### What to do
What is to be printed is the span of lines starting at the one containing "Write a LaTeX" and ending at the one containing "(0,0) rectangle (1152,588);", reproduced exactly with pictures left out.

Stored entries:
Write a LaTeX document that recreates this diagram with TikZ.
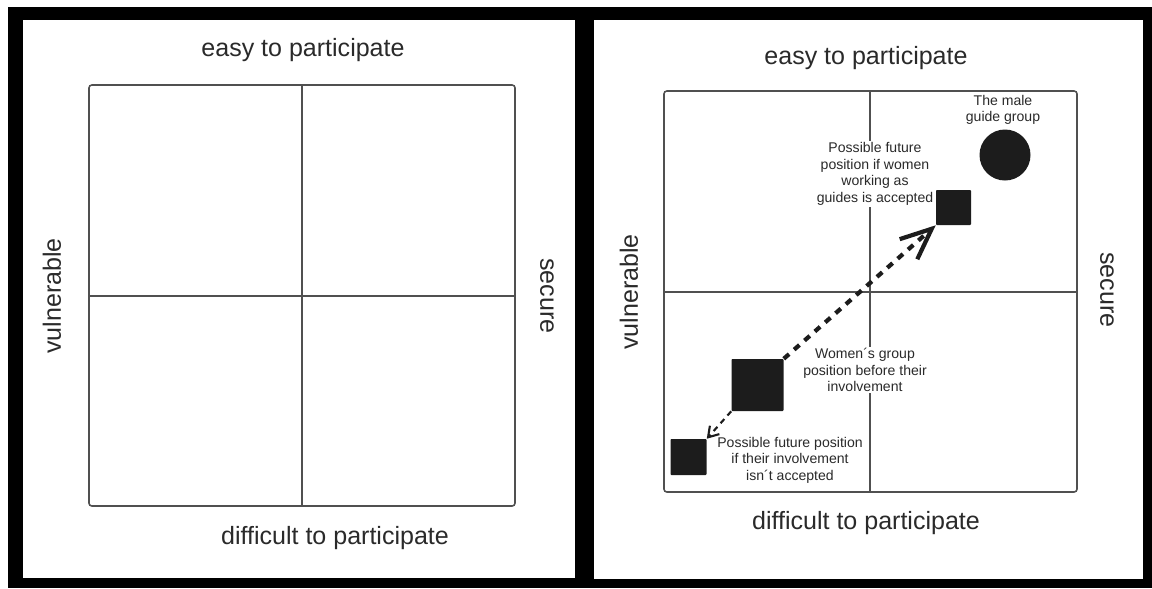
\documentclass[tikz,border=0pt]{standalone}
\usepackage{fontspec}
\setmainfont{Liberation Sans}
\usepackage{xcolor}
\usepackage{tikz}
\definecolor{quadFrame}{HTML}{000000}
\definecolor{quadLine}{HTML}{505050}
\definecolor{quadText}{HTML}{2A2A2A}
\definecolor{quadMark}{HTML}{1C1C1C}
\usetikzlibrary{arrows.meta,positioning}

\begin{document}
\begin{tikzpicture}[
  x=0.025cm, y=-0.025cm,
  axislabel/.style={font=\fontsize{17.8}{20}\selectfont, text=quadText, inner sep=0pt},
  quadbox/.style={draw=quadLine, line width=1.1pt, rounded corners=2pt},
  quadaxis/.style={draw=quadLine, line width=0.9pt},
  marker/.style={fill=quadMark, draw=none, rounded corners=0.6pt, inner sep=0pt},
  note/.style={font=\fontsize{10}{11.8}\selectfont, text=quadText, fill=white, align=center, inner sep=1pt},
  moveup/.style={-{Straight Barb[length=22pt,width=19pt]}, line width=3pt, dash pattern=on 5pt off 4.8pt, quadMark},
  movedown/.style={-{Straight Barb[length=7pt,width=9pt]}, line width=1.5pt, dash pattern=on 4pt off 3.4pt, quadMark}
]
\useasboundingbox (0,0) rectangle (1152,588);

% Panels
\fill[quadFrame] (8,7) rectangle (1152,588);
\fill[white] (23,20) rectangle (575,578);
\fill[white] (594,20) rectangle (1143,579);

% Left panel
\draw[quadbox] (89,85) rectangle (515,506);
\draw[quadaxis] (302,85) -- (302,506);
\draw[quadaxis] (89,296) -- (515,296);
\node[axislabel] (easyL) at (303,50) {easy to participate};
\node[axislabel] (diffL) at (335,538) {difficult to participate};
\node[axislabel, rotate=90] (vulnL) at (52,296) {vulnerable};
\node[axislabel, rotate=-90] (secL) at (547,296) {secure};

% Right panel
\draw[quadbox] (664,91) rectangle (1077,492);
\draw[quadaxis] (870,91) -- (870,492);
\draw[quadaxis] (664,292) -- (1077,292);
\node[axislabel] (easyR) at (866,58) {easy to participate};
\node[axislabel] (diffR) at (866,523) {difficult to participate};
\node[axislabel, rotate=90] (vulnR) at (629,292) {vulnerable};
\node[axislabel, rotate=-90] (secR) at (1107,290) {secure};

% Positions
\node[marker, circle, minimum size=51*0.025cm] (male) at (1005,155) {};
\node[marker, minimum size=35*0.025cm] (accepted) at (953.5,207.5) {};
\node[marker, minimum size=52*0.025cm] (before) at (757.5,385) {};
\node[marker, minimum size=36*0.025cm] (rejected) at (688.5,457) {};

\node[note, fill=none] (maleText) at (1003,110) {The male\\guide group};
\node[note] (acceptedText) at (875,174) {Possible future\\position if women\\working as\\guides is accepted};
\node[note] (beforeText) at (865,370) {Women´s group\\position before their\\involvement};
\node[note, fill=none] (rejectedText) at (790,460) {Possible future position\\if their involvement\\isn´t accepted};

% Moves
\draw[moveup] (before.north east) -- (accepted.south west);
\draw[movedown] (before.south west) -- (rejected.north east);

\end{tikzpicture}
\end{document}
* * *
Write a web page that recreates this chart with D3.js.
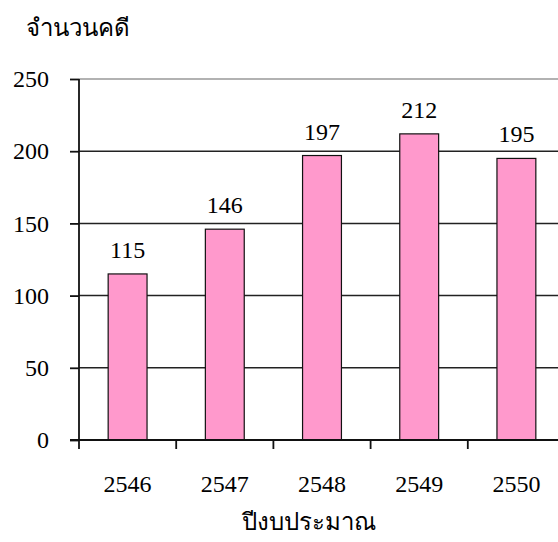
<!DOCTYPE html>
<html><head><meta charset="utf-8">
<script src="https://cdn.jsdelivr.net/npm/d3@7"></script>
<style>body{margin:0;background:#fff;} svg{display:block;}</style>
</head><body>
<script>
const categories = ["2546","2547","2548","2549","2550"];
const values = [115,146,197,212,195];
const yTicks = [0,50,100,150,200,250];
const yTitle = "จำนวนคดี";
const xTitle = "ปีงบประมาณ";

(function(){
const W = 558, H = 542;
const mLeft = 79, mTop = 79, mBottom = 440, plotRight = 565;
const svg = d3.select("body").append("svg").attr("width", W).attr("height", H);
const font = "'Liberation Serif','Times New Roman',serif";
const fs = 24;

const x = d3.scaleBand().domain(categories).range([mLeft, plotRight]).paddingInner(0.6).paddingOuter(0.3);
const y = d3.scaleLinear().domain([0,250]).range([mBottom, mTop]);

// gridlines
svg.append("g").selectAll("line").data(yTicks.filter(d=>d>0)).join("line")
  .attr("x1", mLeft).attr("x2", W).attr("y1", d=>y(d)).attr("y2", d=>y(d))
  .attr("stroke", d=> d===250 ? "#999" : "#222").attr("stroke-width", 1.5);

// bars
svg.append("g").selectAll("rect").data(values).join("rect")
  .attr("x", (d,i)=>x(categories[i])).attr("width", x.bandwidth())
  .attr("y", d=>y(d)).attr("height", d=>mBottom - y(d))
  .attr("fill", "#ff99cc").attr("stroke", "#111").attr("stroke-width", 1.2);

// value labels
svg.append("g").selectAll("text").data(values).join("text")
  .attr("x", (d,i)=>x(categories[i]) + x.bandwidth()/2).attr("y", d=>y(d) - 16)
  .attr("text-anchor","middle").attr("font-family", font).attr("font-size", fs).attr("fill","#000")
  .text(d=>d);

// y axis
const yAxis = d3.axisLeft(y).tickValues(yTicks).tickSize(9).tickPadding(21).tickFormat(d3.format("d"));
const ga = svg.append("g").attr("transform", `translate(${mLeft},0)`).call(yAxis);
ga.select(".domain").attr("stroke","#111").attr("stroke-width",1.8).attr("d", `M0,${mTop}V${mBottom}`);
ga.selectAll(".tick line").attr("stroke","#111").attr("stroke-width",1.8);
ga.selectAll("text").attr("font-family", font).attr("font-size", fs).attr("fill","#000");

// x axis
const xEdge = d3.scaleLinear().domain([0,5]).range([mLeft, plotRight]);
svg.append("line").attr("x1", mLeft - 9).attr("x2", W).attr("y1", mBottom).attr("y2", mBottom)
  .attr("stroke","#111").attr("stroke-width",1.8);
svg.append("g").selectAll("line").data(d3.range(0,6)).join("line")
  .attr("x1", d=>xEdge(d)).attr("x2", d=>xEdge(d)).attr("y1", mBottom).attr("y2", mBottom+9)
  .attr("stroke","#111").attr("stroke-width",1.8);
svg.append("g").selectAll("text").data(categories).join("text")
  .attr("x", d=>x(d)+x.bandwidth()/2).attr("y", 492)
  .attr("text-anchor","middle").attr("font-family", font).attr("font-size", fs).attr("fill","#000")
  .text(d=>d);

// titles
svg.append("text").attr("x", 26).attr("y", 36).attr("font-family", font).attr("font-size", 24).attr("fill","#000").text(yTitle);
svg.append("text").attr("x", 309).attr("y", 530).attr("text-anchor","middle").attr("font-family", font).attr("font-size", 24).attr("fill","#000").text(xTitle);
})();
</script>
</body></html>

### Output for this task
Write a LaTeX document that recreates this diagram with TikZ.
\documentclass[tikz,border=0pt]{standalone}
\usepackage{fontspec}
\setmainfont{Liberation Sans}
\usepackage{xcolor}
\usepackage{tikz}
\definecolor{quadFrame}{HTML}{000000}
\definecolor{quadLine}{HTML}{505050}
\definecolor{quadText}{HTML}{2A2A2A}
\definecolor{quadMark}{HTML}{1C1C1C}
\usetikzlibrary{arrows.meta,positioning}

\begin{document}
\begin{tikzpicture}[
  x=0.025cm, y=-0.025cm,
  axislabel/.style={font=\fontsize{17.8}{20}\selectfont, text=quadText, inner sep=0pt},
  quadbox/.style={draw=quadLine, line width=1.1pt, rounded corners=2pt},
  quadaxis/.style={draw=quadLine, line width=0.9pt},
  marker/.style={fill=quadMark, draw=none, rounded corners=0.6pt, inner sep=0pt},
  note/.style={font=\fontsize{10}{11.8}\selectfont, text=quadText, fill=white, align=center, inner sep=1pt},
  moveup/.style={-{Straight Barb[length=22pt,width=19pt]}, line width=3pt, dash pattern=on 5pt off 4.8pt, quadMark},
  movedown/.style={-{Straight Barb[length=7pt,width=9pt]}, line width=1.5pt, dash pattern=on 4pt off 3.4pt, quadMark}
]
\useasboundingbox (0,0) rectangle (1152,588);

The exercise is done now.